France to impose fines for street harassment of women
A new law will impose on-the-spot fines for harassment of women in the streets of France, a minister said on Monday.
This developed as the sex scandal engulfing Hollywood honcho Harvey Weinstein encouraged French women to tell their stories.
The legislation is being piloted by 34-year-old Marlene Schiappa, a feminist and early supporter of French President Emmanuel Macron, who wants to tackle sexist male attitudes in public spaces.
“It’s completely necessary because at the moment street harassment is not defined in the law,” Schiappa told RTL radio in an interview on Monday to outline the law, which is to be voted on next year.
The escalating scandal over Weinstein’s alleged sexual assaults on a string of actresses — including four French actresses who have revealed their encounters with the producer — has made the issue of sexual harassment resurface in France.
The #MeToo hashtag has encouraged thousands of women around the world to share their experiences of abuse on Twitter, with French women also using #balancetonporc (“Expose the Pig”).
Schiappa, when asked about the difficulty of drawing a line between street harassment and flirtation, replied: “We know very well at what point we start feeling intimidated, unsafe or harassed in the street.”
She cited examples such as when a man invades a woman’s personal space — “by talking to you 10, 20 centimeters from your face” — or follows a victim for several blocks, or “asks for your number 17 times.”
A cross-party task force has been asked to work with police and magistrates to come up with a definition of harassment that can be enforced by officers on the streets.

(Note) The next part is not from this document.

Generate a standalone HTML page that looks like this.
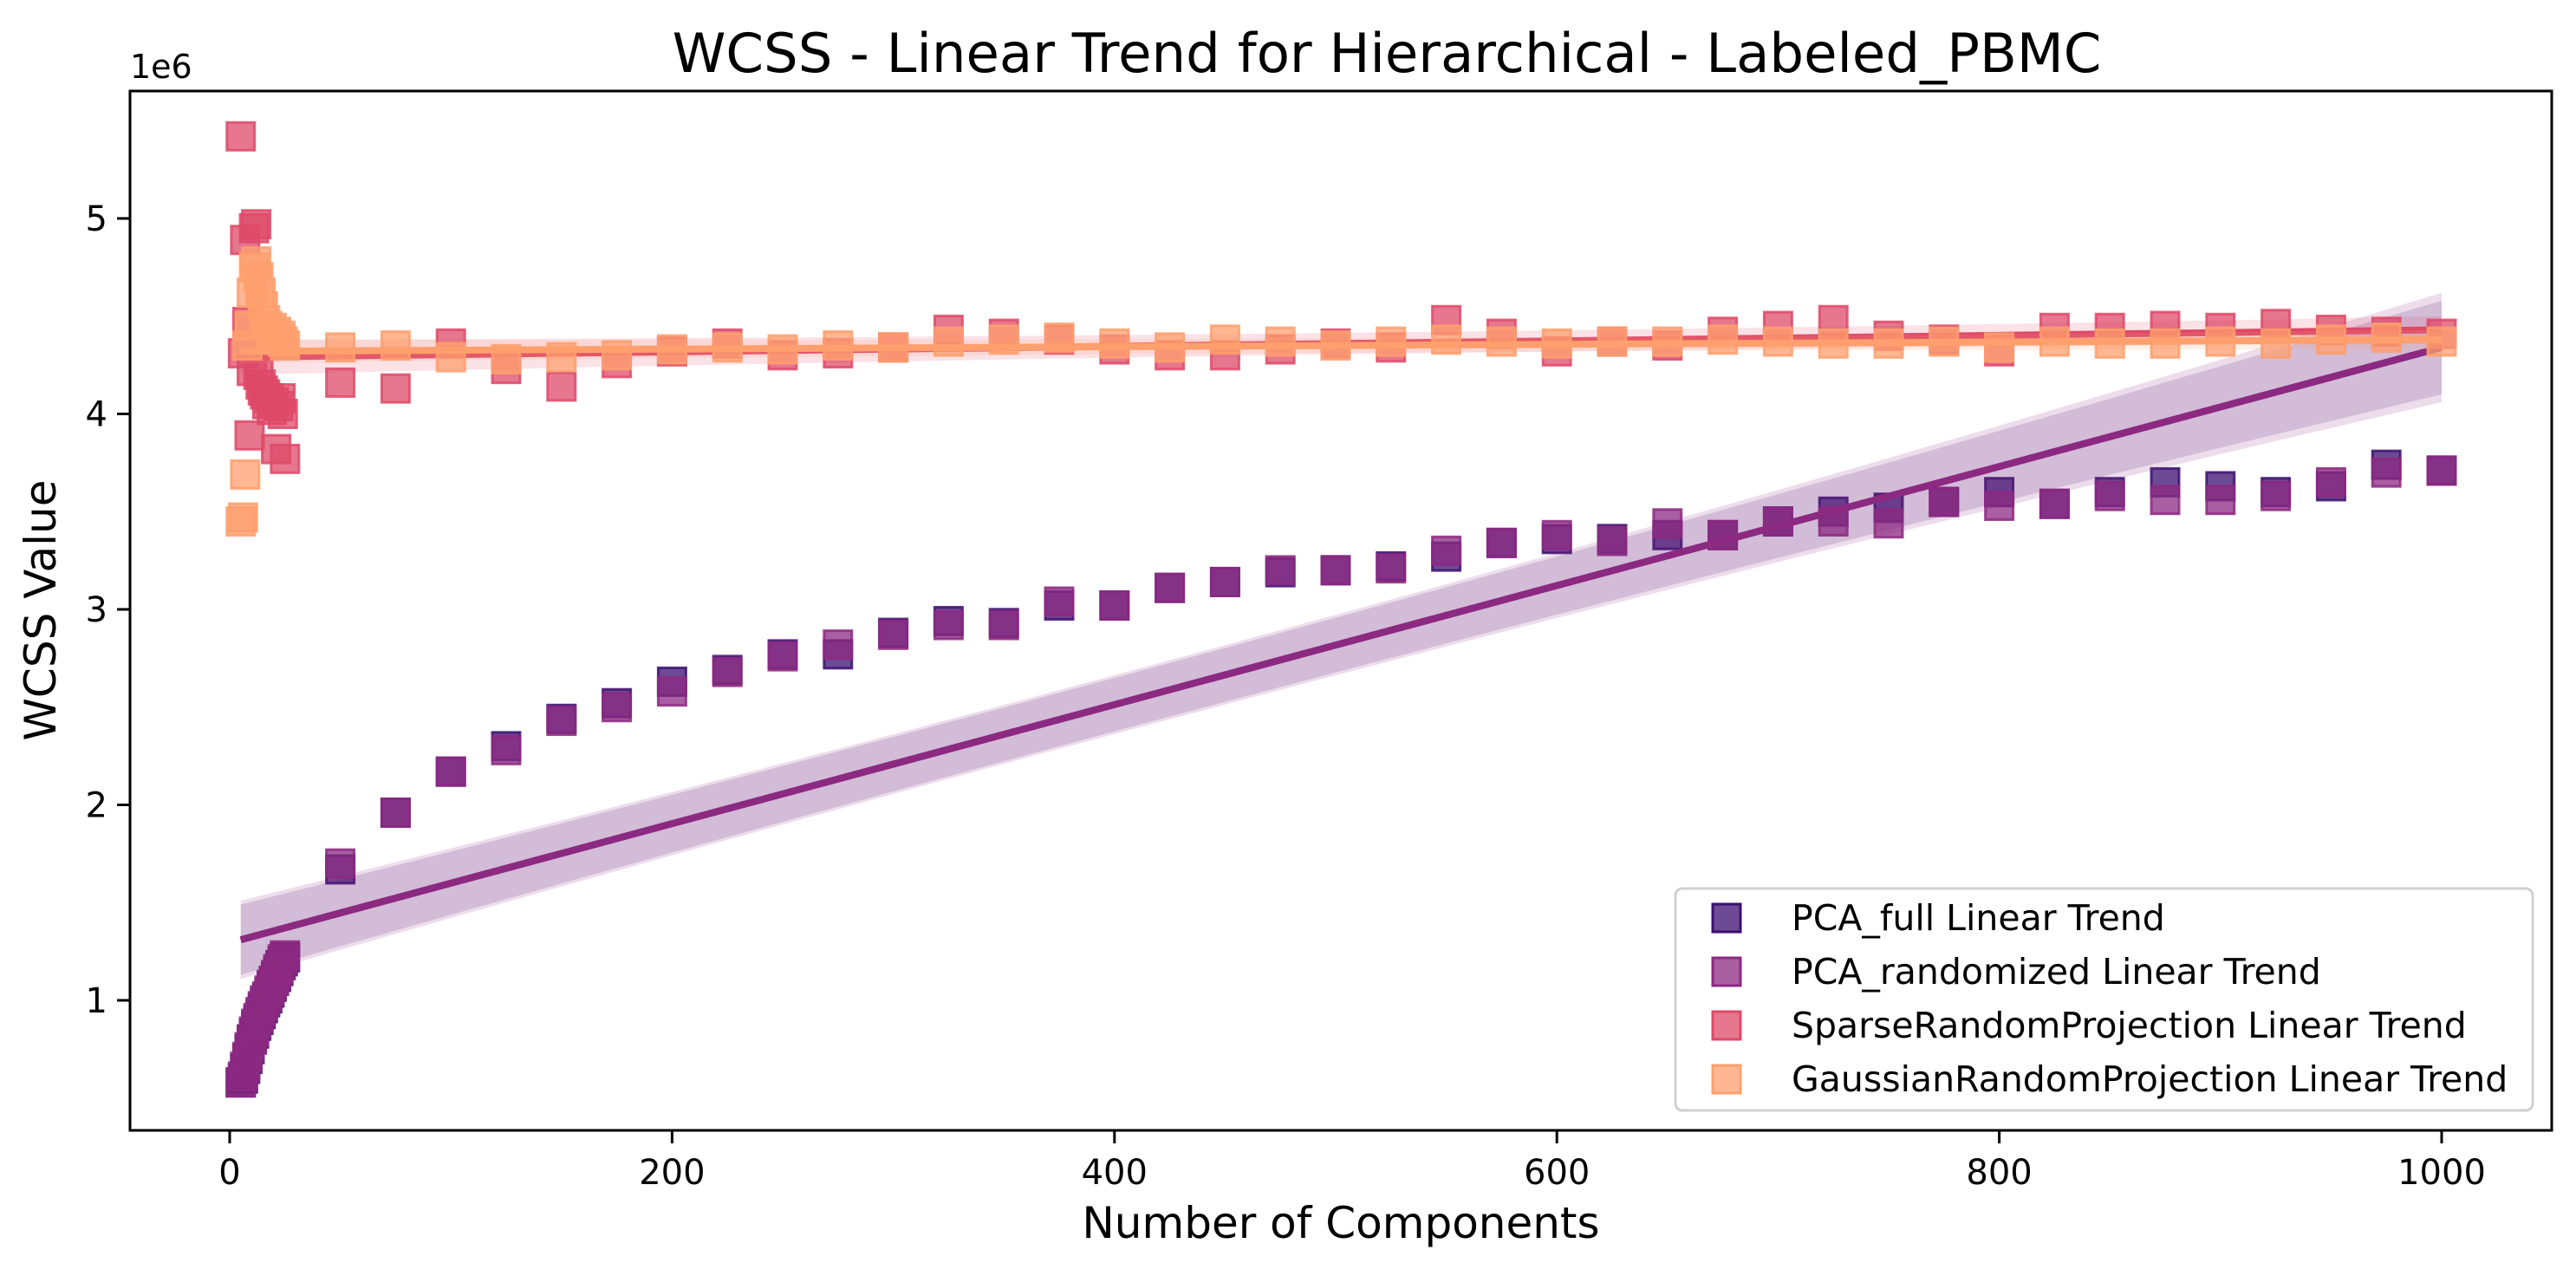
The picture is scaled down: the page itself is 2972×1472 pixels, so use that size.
<!DOCTYPE html>
<html><head><meta charset="utf-8"><style>
body{margin:0;background:#fff}
svg text{font-family:"DejaVu Sans","Liberation Sans",sans-serif}
</style></head><body>
<svg id="chart" xmlns="http://www.w3.org/2000/svg" width="2972" height="1467" viewBox="0 0 2972 1467">
<rect width="2972" height="1467" fill="#fff"/>
<text x="1600" y="83" font-size="62.5" text-anchor="middle">WCSS - Linear Trend for Hierarchical - Labeled_PBMC</text>
<text x="1547" y="1428" font-size="50" text-anchor="middle">Number of Components</text>
<text x="0" y="0" font-size="50" text-anchor="middle" transform="translate(64,704) rotate(-90)">WCSS Value</text>
<text x="150" y="90" font-size="38">1e6</text>
<g id="plot"></g>
<g id="axes"></g>
<g id="legend"></g>
</svg>
<script>
const earlyX = [5,6,7,8,9,10,11,12,13,14,15,16,17,18,19,20,21,22,23,24,25];
const lateX = [50,75,100,125,150,175,200,225,250,275,300,325,350,375,400,425,450,475,500,525,550,575,600,625,650,675,700,725,750,775,800,825,850,875,900,925,950,975,1000];
const pcaFull = [0.58,0.6,0.65,0.7,0.75,0.8,0.83,0.87,0.9,0.93,0.96,0.99,1.01,1.04,1.07,1.1,1.12,1.15,1.18,1.2,1.22,
 1.67,1.96,2.17,2.3,2.44,2.52,2.63,2.69,2.77,2.77,2.88,2.94,2.93,3.02,3.02,3.11,3.14,3.19,3.2,3.22,3.27,3.34,3.36,3.36,3.38,3.38,3.45,3.5,3.52,3.55,3.6,3.54,3.6,3.65,3.63,3.6,3.63,3.74,3.71];
const pcaRand = [0.58,0.61,0.66,0.71,0.76,0.8,0.84,0.88,0.91,0.94,0.97,1.0,1.02,1.05,1.08,1.1,1.13,1.16,1.18,1.21,1.23,
 1.7,1.96,2.17,2.28,2.43,2.5,2.58,2.68,2.76,2.82,2.87,2.92,2.92,3.04,3.02,3.11,3.14,3.2,3.2,3.21,3.3,3.34,3.38,3.35,3.44,3.38,3.45,3.45,3.44,3.55,3.53,3.54,3.58,3.56,3.56,3.58,3.65,3.7,3.71];
const sparse = [5.42,4.31,4.89,4.47,3.89,4.22,4.95,4.97,4.2,4.15,4.12,4.1,4.05,4.08,4.02,4.06,3.82,4.04,4.08,4.0,3.77,
 4.16,4.13,4.36,4.23,4.14,4.26,4.32,4.36,4.3,4.31,4.34,4.43,4.41,4.38,4.33,4.3,4.3,4.33,4.36,4.34,4.48,4.41,4.32,4.37,4.35,4.42,4.45,4.48,4.4,4.38,4.32,4.44,4.44,4.45,4.44,4.46,4.43,4.42,4.41];
const gauss = [3.45,3.47,3.69,4.35,4.45,4.62,4.75,4.78,4.7,4.62,4.55,4.48,4.45,4.42,4.44,4.4,4.42,4.38,4.4,4.37,4.35,
 4.34,4.35,4.29,4.28,4.29,4.3,4.33,4.34,4.33,4.35,4.34,4.37,4.38,4.39,4.36,4.34,4.38,4.37,4.35,4.37,4.38,4.37,4.36,4.37,4.37,4.38,4.37,4.36,4.36,4.37,4.34,4.37,4.36,4.36,4.37,4.36,4.38,4.39,4.37];
const trendStart = [1.31,1.31,4.29,4.32];
const trendEnd = [4.34,4.34,4.43,4.38];
const bandStart = [0.18,0.2,0.09,0.06];
const bandMid = [0.07,0.07,0.03,0.02];
const bandEnd = [0.24,0.28,0.07,0.05];
const names = ["PCA_full Linear Trend","PCA_randomized Linear Trend","SparseRandomProjection Linear Trend","GaussianRandomProjection Linear Trend"];
const xTicks = [0,200,400,600,800,1000];
const yTicks = [1,2,3,4,5];

const fills=["#3b0f70","#8c2981","#de4968","#fe9f6d"];
const NS="http://www.w3.org/2000/svg";
const L=150,R=2944,T=105,B=1304;
function X(v){return 265+v*2.552;}
function Y(v){return 1154-(v-1)*225.5;}
function mk(tag,attrs,parent){const e=document.createElementNS(NS,tag);for(const k in attrs)e.setAttribute(k,attrs[k]);parent.appendChild(e);return e;}
const plot=document.getElementById('plot'),axes=document.getElementById('axes'),leg=document.getElementById('legend');
const allX=earlyX.concat(lateX);
const series=[pcaFull,pcaRand,sparse,gauss];
series.forEach((vals,si)=>{
  const g=mk('g',{},plot);
  
  
  vals.forEach((v,i)=>{
    const r=mk('rect',{x:X(allX[i])-16,y:Y(v)-16,width:32,height:32,fill:fills[si],'fill-opacity':0.75,stroke:fills[si],'stroke-opacity':0.85,'stroke-width':3},g);
    
    
  });
  const x0=5,x1=1000;
  const f=x=>trendStart[si]+(trendEnd[si]-trendStart[si])*(x-x0)/(x1-x0);
  const pts=[];const n=20;
  const hw=x=>{const t=(x-x0)/(x1-x0);return bandStart[si]*(1-t)*(1-t)+bandMid[si]*2*t*(1-t)+bandEnd[si]*t*t;};
  for(let k=0;k<=n;k++){const x=x0+(x1-x0)*k/n;pts.push(X(x)+','+Y(f(x)+hw(x)));}
  for(let k=n;k>=0;k--){const x=x0+(x1-x0)*k/n;pts.push(X(x)+','+Y(f(x)-hw(x)));}
  const band=mk('polygon',{points:pts.join(' '),fill:fills[si],'fill-opacity':0.16},g);
  
  
  const ln=mk('line',{x1:X(x0),y1:Y(f(x0)),x2:X(x1),y2:Y(f(x1)),stroke:fills[si===0?1:si],'stroke-width':8},g);
  
  
});
const frame=mk('rect',{x:L,y:T,width:R-L,height:B-T,fill:'none',stroke:'#000','stroke-width':3},axes);


xTicks.forEach(t=>{
  const tk=mk('line',{x1:X(t),y1:B,x2:X(t),y2:B+15,stroke:'#000','stroke-width':3},axes);
  
  
  const tx=mk('text',{x:X(t),y:B+62,'font-size':40,'text-anchor':'middle'},axes);
  tx.textContent=t;
  
  
});
yTicks.forEach(t=>{
  const tk=mk('line',{x1:L-15,y1:Y(t),x2:L,y2:Y(t),stroke:'#000','stroke-width':3},axes);
  
  
  const tx=mk('text',{x:L-26,y:Y(t)+14,'font-size':40,'text-anchor':'end'},axes);
  tx.textContent=t;
  
  
});
const box=mk('rect',{x:1933,y:1025,width:989,height:256,rx:8,fill:'#fff','fill-opacity':0.8,stroke:'#d0d0d0','stroke-width':3},leg);


names.forEach((nm,i)=>{
  const cy=1059+i*62;
  const m=mk('rect',{x:1976,y:cy-16,width:32,height:32,fill:fills[i],'fill-opacity':0.75,stroke:fills[i],'stroke-width':3},leg);
  
  
  const t=mk('text',{x:2067,y:cy+14,'font-size':41},leg);
  t.textContent=nm;
  
  
});
</script>
</body></html>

“The level of the fine is part of our discussions,” Schiappa said, adding that neighborhood police would act on complaints brought to their attention by women.
“The symbolic value of laws that outlaw street harassment is very great,” she also said.
The legislation would include provisions such as lengthening the amount of time women have to lodge sexual assault complaints dating from their childhood, and toughening laws on sex with minors.
Macron weighed in on the subject of sexual harassment during a televised interview on Sunday, saying: “What adds insult to injury is … the silence, the taboo. Today, too often, (women) don’t press charges because they don’t dare to.”